Today, I sat on my living room floor today and did my penultimate ordering of the journal manuscript. As Managing Editor, it’s my responsibility to, about every two weeks, sit down with the ever-accruing pile of accepted material and look for threads of continuity among the fiction, nonfiction and poetry. For a couple of hours at a time, I crawl around the on floor, moving pieces here and there to watch their interplay, and to identify movements in the living group of work that makes an entire issue. If this sounds weird, it should. I always do this alone, and make sure even the cat’s in the other room. I don’t look like a well woman carrying out this task. But I find it fascinating that each genre’s editor/s work independently at LAR, but we find that, every time we assemble a complete journal, there’s a common theme underlying a great deal of the work. This time? Beasts. Real and imagined, human and animal. You’ll have to read the issue to see just what I mean.

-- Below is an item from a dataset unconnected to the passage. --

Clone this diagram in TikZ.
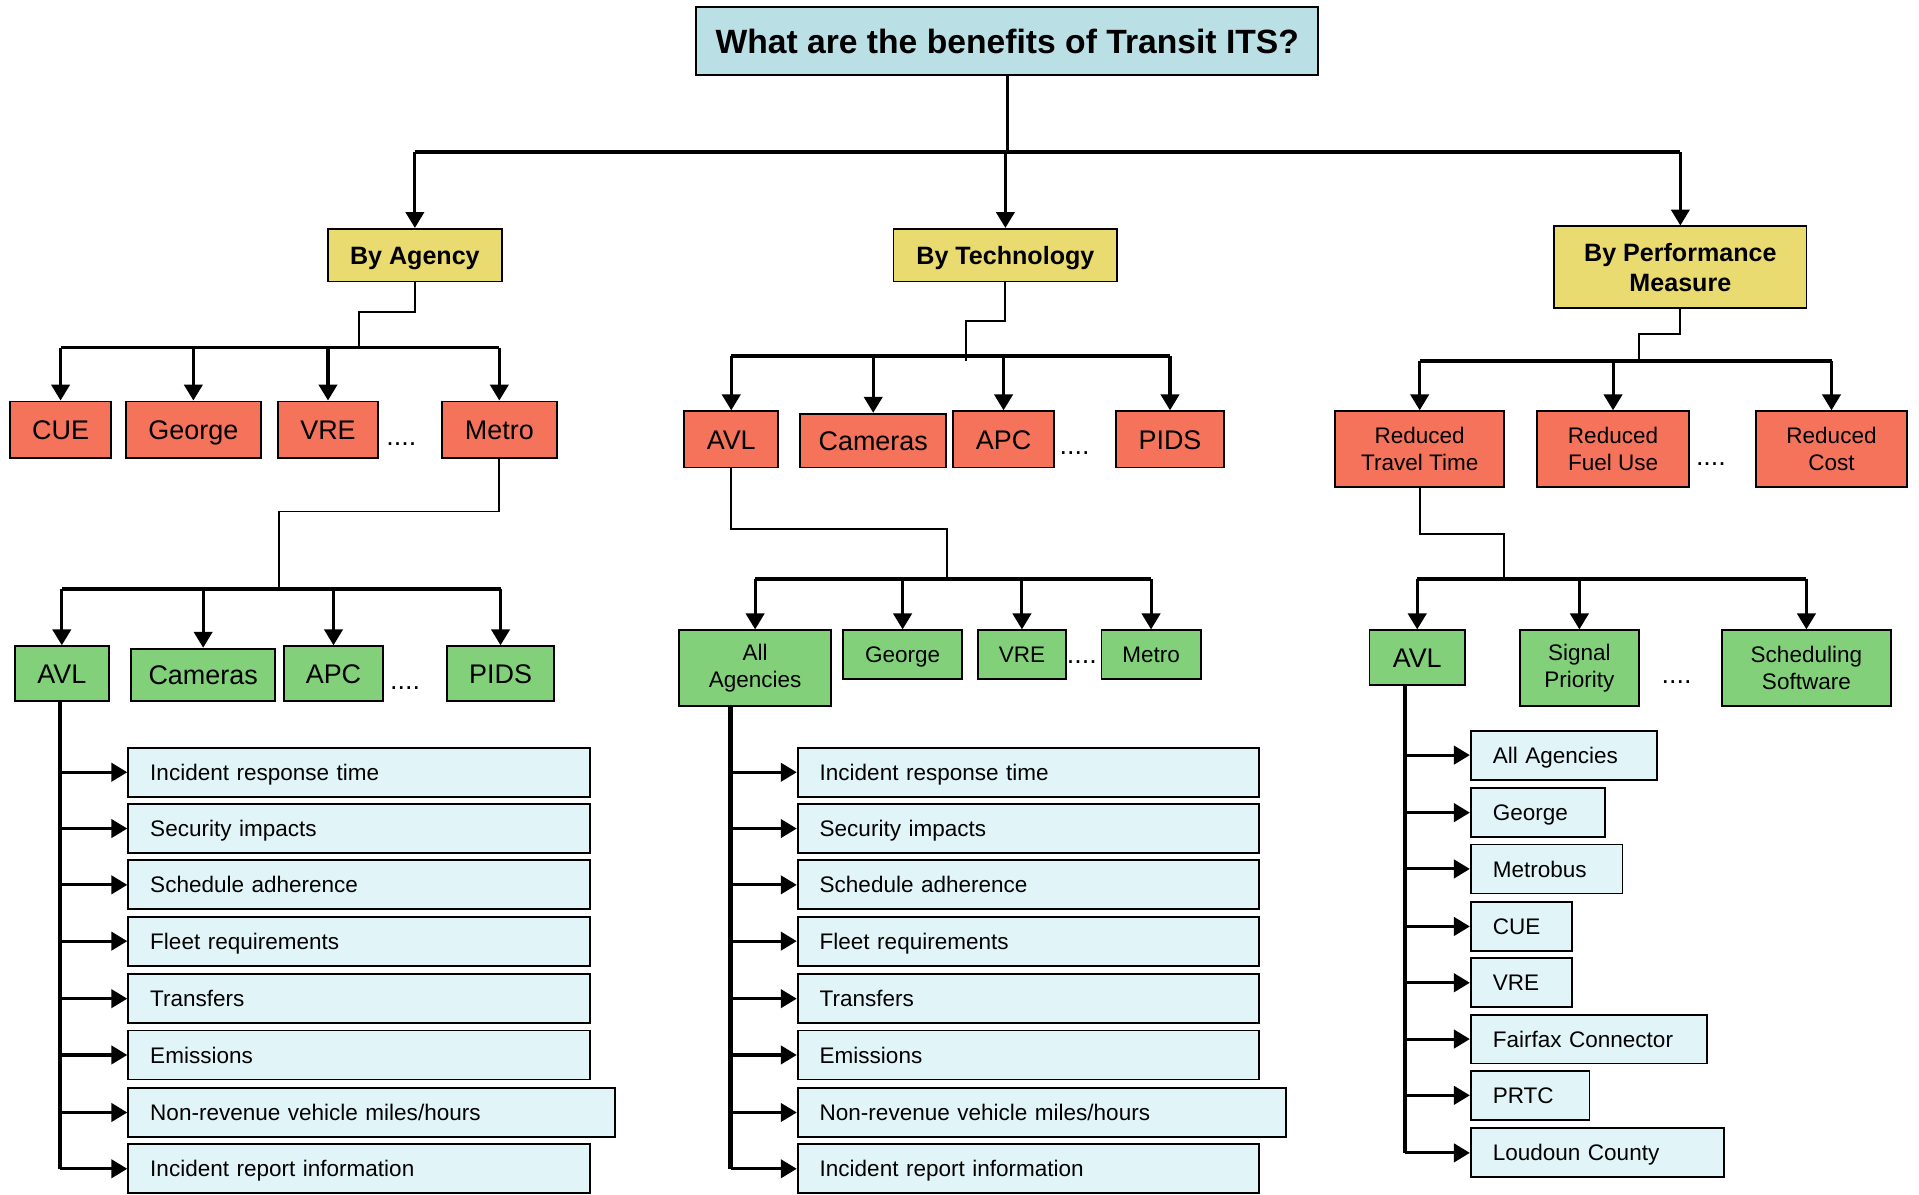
\documentclass[tikz,border=0pt]{standalone}
\usepackage{fontspec}
\setmainfont{Liberation Sans}
\usetikzlibrary{arrows.meta,calc}
\definecolor{titlec}{RGB}{186,224,229}
\definecolor{yel}{RGB}{234,219,112}
\definecolor{redc}{RGB}{244,115,90}
\definecolor{grn}{RGB}{130,209,122}
\definecolor{lblue}{RGB}{225,245,248}
\begin{document}
\begin{tikzpicture}[x=1pt,y=-1pt,
  box/.style={draw=black, line width=1.5pt, inner sep=0pt, align=center},
  titlebox/.style={box, fill=titlec, font=\fontsize{27.5}{32}\selectfont\bfseries, text height=19.8pt, text depth=0pt},
  catbox/.style={box, fill=yel, font=\fontsize{20.5}{24}\selectfont\bfseries},
  catone/.style={catbox, text height=14.7pt, text depth=0pt},
  redbox/.style={box, fill=redc, font=\fontsize{22}{26}\selectfont, text height=15.8pt, text depth=0pt},
  redsmall/.style={box, fill=redc, font=\fontsize{18.4}{22}\selectfont},
  grnbox/.style={box, fill=grn, font=\fontsize{22}{26}\selectfont, text height=15.8pt, text depth=0pt},
  grnone/.style={box, fill=grn, font=\fontsize{18.4}{22}\selectfont, text height=13.2pt, text depth=0pt},
  grnsmall/.style={box, fill=grn, font=\fontsize{18.4}{22}\selectfont},
  leaf/.style={draw=black, line width=1.5pt, fill=lblue, anchor=west, inner xsep=18pt, inner ysep=0pt,
     minimum height=40pt, align=left, font=\fontsize{18.4}{22}\selectfont, text height=13.2pt, text depth=0pt},
  dots/.style={inner sep=0pt, font=\fontsize{22}{26}\selectfont},
  stub/.style={draw=black, line width=1.5pt},
  barline/.style={draw=black, line width=3pt},
  arr/.style={draw=black, line width=2.5pt, -{Triangle[width=15pt,length=13pt]}},
  trunk/.style={draw=black, line width=4pt},
]
\useasboundingbox (0,0) rectangle (1568,976);

% ---- top levels
\node[titlebox, minimum width=508pt, minimum height=55pt] (title) at (823,33.5) {What are the benefits of Transit ITS?};
\node[catone, minimum width=142pt, minimum height=43pt] (ag) at (339,208.5) {By Agency};
\node[catone, minimum width=183pt, minimum height=43pt] (te) at (821.5,208.5) {By Technology};
\node[catbox, minimum width=206pt, minimum height=67pt] (pm) at (1373,218.5) {By Performance\\Measure};

\coordinate (topbar) at (0,124);
\draw[stub, line width=2.4pt] (title.south) -- (title.south |- topbar);
\draw[barline] (ag.north |- topbar) -- (pm.north |- topbar);
\draw[arr] (ag.north |- topbar) -- (ag.north);
\draw[arr] (te.north |- topbar) -- (te.north);
\draw[arr] (pm.north |- topbar) -- (pm.north);

% ---- agency branch
\node[redbox, minimum width=83pt, minimum height=46pt] (rcue) at (49.5,351) {CUE};
\node[redbox, minimum width=110pt, minimum height=46pt] (rgeo) at (158,351) {George};
\node[redbox, minimum width=82pt, minimum height=46pt] (rvre) at (268,351) {VRE};
\node[redbox, minimum width=94pt, minimum height=46pt] (rmet) at (408,351) {Metro};
\node[dots] (d1) at (328,363) {....};

\coordinate (agj) at (293,255);
\coordinate (agbar) at (0,284);
\draw[stub] (ag.south) |- (agj) -- (agj |- agbar);
\draw[barline] (rcue.north |- agbar) -- (rmet.north |- agbar);
\foreach \n in {rcue,rgeo,rvre,rmet} \draw[arr] (\n.north |- agbar) -- (\n.north);

\node[grnbox, minimum width=77pt, minimum height=45pt] (gavl) at (50.5,550.5) {AVL};
\node[grnbox, minimum width=118pt, minimum height=43pt] (gcam) at (166,551.5) {Cameras};
\node[grnbox, minimum width=81pt, minimum height=45pt] (gapc) at (272.5,550.5) {APC};
\node[grnbox, minimum width=88pt, minimum height=45pt] (gpid) at (409,550.5) {PIDS};
\node[dots] (d2) at (331,562) {....};

\coordinate (mj) at (228,418);
\coordinate (gbar) at (0,481);
\draw[stub] (rmet.south) |- (mj) -- (mj |- gbar);
\draw[barline] (gavl.north |- gbar) -- (gpid.north |- gbar);
\foreach \n in {gavl,gcam,gapc,gpid} \draw[arr] (\n.north |- gbar) -- (\n.north);

\node[leaf, text width=341pt] (a1) at (104,631) {Incident response time};
\node[leaf, text width=341pt] (a2) at (104,677) {Security impacts};
\node[leaf, text width=341pt] (a3) at (104,723) {Schedule adherence};
\node[leaf, text width=341pt] (a4) at (104,769) {Fleet requirements};
\node[leaf, text width=341pt] (a5) at (104,816) {Transfers};
\node[leaf, text width=341pt] (a6) at (104,862) {Emissions};
\node[leaf, text width=362pt] (a7) at (104,909) {Non-revenue vehicle miles/hours};
\node[leaf, text width=341pt] (a8) at (104,955) {Incident report information};
\coordinate (atr) at (49,573);
\draw[trunk] (atr) -- (atr |- a8.west);
\foreach \n in {a1,a2,a3,a4,a5,a6,a7,a8} \draw[arr] (atr |- \n.west) -- (\n.west);

% ---- technology branch
\node[redbox, minimum width=77pt, minimum height=46pt] (ravl) at (597.5,359) {AVL};
\node[redbox, minimum width=119pt, minimum height=44pt] (rcam) at (713.5,360) {Cameras};
\node[redbox, minimum width=82pt, minimum height=46pt] (rapc) at (820,359) {APC};
\node[redbox, minimum width=88pt, minimum height=46pt] (rpid) at (956,359) {PIDS};
\node[dots] (d3) at (878,370) {....};

\coordinate (tj) at (789,262);
\coordinate (tbar) at (0,291);
\draw[stub] (te.south) |- (tj) -- ($(tj |- tbar)+(0,4)$);
\draw[barline] (ravl.north |- tbar) -- (rpid.north |- tbar);
\foreach \n in {ravl,rcam,rapc,rpid} \draw[arr] (\n.north |- tbar) -- (\n.north);

\node[grnsmall, minimum width=124pt, minimum height=62pt] (gall) at (617,546) {All\\Agencies};
\node[grnone, minimum width=97pt, minimum height=40pt] (ggeo) at (737.5,535) {George};
\node[grnone, minimum width=72pt, minimum height=40pt] (gvre) at (835,535) {VRE};
\node[grnone, minimum width=81pt, minimum height=40pt] (gmet) at (940.5,535) {Metro};
\node[dots] (d4) at (884,541) {....};

\coordinate (tj2) at (774,432);
\coordinate (tgbar) at (0,473);
\draw[stub] (ravl.south) |- (tj2) -- (tj2 |- tgbar);
\draw[barline] (gall.north |- tgbar) -- (gmet.north |- tgbar);
\foreach \n in {gall,ggeo,gvre,gmet} \draw[arr] (\n.north |- tgbar) -- (\n.north);

\node[leaf, text width=341pt] (b1) at (651,631) {Incident response time};
\node[leaf, text width=341pt] (b2) at (651,677) {Security impacts};
\node[leaf, text width=341pt] (b3) at (651,723) {Schedule adherence};
\node[leaf, text width=341pt] (b4) at (651,769) {Fleet requirements};
\node[leaf, text width=341pt] (b5) at (651,816) {Transfers};
\node[leaf, text width=341pt] (b6) at (651,862) {Emissions};
\node[leaf, text width=363pt] (b7) at (651,909) {Non-revenue vehicle miles/hours};
\node[leaf, text width=341pt] (b8) at (651,955) {Incident report information};
\coordinate (btr) at (597,577);
\draw[trunk] (btr) -- (btr |- b8.west);
\foreach \n in {b1,b2,b3,b4,b5,b6,b7,b8} \draw[arr] (btr |- \n.west) -- (\n.west);

% ---- performance branch
\node[redsmall, minimum width=138pt, minimum height=62pt] (rtt) at (1160,367) {Reduced\\Travel Time};
\node[redsmall, minimum width=124pt, minimum height=62pt] (rfu) at (1318,367) {Reduced\\Fuel Use};
\node[redsmall, minimum width=123pt, minimum height=62pt] (rco) at (1496.5,367) {Reduced\\Cost};
\node[dots] (d5) at (1398,379) {....};

\coordinate (pj) at (1339,273);
\coordinate (pbar) at (0,295);
\draw[stub] (pm.south) |- (pj) -- (pj |- pbar);
\draw[barline] (rtt.north |- pbar) -- (rco.north |- pbar);
\foreach \n in {rtt,rfu,rco} \draw[arr] (\n.north |- pbar) -- (\n.north);

\node[grnbox, minimum width=78pt, minimum height=45pt] (pavl) at (1158,537.5) {AVL};
\node[grnsmall, minimum width=97pt, minimum height=62pt] (psig) at (1290.5,546) {Signal\\Priority};
\node[grnsmall, minimum width=138pt, minimum height=62pt] (psch) at (1476,546) {Scheduling\\Software};
\node[dots] (d6) at (1370,557) {....};

\coordinate (pj2) at (1229,436);
\coordinate (pgbar) at (0,473);
\draw[stub] (rtt.south) |- (pj2) -- (pj2 |- pgbar);
\draw[barline] (pavl.north |- pgbar) -- (psch.north |- pgbar);
\foreach \n in {pavl,psig,psch} \draw[arr] (\n.north |- pgbar) -- (\n.north);

\node[leaf, text width=116pt] (c1) at (1201,617) {All Agencies};
\node[leaf, text width=74pt] (c2) at (1201,664) {George};
\node[leaf, text width=88pt] (c3) at (1201,710) {Metrobus};
\node[leaf, text width=47pt] (c4) at (1201,757) {CUE};
\node[leaf, text width=47pt] (c5) at (1201,803) {VRE};
\node[leaf, text width=157pt] (c6) at (1201,849) {Fairfax Connector};
\node[leaf, text width=61pt] (c7) at (1201,895) {PRTC};
\node[leaf, text width=171pt] (c8) at (1201,942) {Loudoun County};
\coordinate (ctr) at (1148,560);
\draw[trunk] (ctr) -- (ctr |- c8.west);
\foreach \n in {c1,c2,c3,c4,c5,c6,c7,c8} \draw[arr] (ctr |- \n.west) -- (\n.west);
\end{tikzpicture}
\end{document}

LAR, I should mention, is a big ol’ journal. We top out at well over 250 pages per issue, which, to my knowledge, isn’t common (though no one can rival Gargoyle, whose forthcoming summer issue, in which I’m excited to have a poem, is rumored to be about 500 pages long). Poets, essayists and short fiction writers may not always realize the huge amount of obsessive work that goes into the ordering of a print manuscript, but I assure you: it’s there. I realize most readers open the table of contents, looks for names they recognize, then read, hunt, and pick their way through the rest of the issue. I’ll admit that I occasionally work that way as well. I think I learned that trick reading Good Housekeeping as a kid (it’s true: as an 11-year-old, I was reading Good Housekeeping, not Seventeen. The only periodicals in the house came as hand-me-downs from my grandmother, and I devoured the style tips for women old enough to be, well, my grandma).
But after having read Ordering The Storm, a text on the structure of poetry manuscripts that was assigned by my mentor, Carolyne Wright, I have never been able to ignore the undercurrents of any amalgamated text. I’m fascinated by the threads (words, colors, emotions, sounds, images) that bind a group of work together. As I begin to analyze a document piece by piece, I’m no longer looking at the accepted works as units, but as colors or shapes in a quilt of greater scale. And my fellow editors and I couldn’t be more happy with the quilt we’ve stitched this time. I hope you’ll check this issue out. I’d love to hear what you think.